Flat rolled products on iron has been raised to 27.50 percent from 15 percent earlier, while certain flat rolled products on stainless steel would now attract 22.50 percent duty as against 15 percent earlier.

Duty on artemia, a kind of shrimp, has been raised to 30 percent with effect from August 4.

Last week, India had submitted to the WTO a list of 30 items on which it proposed to raise customs duty by up to 50 percent.

In the notification, there is no mention of duty hike on motorcycle with engine capacity of over 800cc.

As per the list India submitted to the WTO, it had proposed to hike customs duty on specified motorcycles, which primarily include Harley Davidson and Triumph, to 50 percent.

For automobiles and earth moving equipment, SIM socket/other mechanical items (metal) for use in the manufacture of cellular mobile phones, the duty has been hiked to 25 percent from 15 percent earlier.

Deloitte India Partner M S Mani said that on several products such as pulses the increase is very steep (30 percent to 70 percent), while for iron and steel products, the increase is at least 50 percent of the existing rate (from 15 to upwards of 22.5 percent).

"The increase in the customs duties on goods originating from the USA was expected, but the magnitude of the increases would have been unexpected.
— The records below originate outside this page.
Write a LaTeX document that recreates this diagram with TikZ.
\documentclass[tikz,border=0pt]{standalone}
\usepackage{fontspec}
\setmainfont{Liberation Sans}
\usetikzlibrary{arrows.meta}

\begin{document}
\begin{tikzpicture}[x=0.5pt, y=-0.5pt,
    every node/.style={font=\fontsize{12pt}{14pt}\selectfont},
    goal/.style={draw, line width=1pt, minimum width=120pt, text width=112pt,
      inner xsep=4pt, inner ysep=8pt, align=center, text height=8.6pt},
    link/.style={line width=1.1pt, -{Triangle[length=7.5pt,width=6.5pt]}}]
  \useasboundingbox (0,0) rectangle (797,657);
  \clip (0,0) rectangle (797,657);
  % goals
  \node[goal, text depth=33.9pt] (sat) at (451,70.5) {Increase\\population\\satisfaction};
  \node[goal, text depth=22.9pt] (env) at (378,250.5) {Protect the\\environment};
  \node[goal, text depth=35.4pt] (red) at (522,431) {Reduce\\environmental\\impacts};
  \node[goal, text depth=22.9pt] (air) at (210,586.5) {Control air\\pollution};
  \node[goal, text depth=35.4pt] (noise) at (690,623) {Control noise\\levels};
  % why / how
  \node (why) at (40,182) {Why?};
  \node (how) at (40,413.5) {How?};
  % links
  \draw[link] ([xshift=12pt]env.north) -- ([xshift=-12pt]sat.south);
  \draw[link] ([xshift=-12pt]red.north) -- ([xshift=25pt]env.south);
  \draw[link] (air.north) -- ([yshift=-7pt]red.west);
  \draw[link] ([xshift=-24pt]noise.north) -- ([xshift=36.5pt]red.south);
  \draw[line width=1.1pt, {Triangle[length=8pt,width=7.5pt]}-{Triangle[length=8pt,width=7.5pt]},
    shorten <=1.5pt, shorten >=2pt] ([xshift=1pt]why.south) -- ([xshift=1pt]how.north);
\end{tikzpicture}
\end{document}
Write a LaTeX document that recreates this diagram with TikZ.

These increases would make the domestic products cheaper compared to imports and lead to domestic manufacturing/demand pick-ups as a corollary," Mani said.

The decision to hike duties is in retaliation to the unilateral increase in tariff by the US on certain steel and aluminium products earlier this year which had tariff implication of USD 241 million on India.

The duty hike by India would have equivalent tariff implications for the US.

On March 9, US President Donald Trump imposed heavy tariffs on imported steel and aluminium items, a move that has sparked fears of a global trade war.

India has said the duty imposed by the US has affected steel exports by USD 198.6 million and aluminium shipments by USD 42.4 million.

India has also dragged the US to the World Trade Organisation's (WTO) dispute settlement mechanism over the imposition of import duties on steel and aluminium.

India exports steel and aluminium products worth about USD 1.5 billion to the US every year.

India's exports to the US in 2016-17 stood at USD 42.21 billion, while imports were USD 22.3 billion.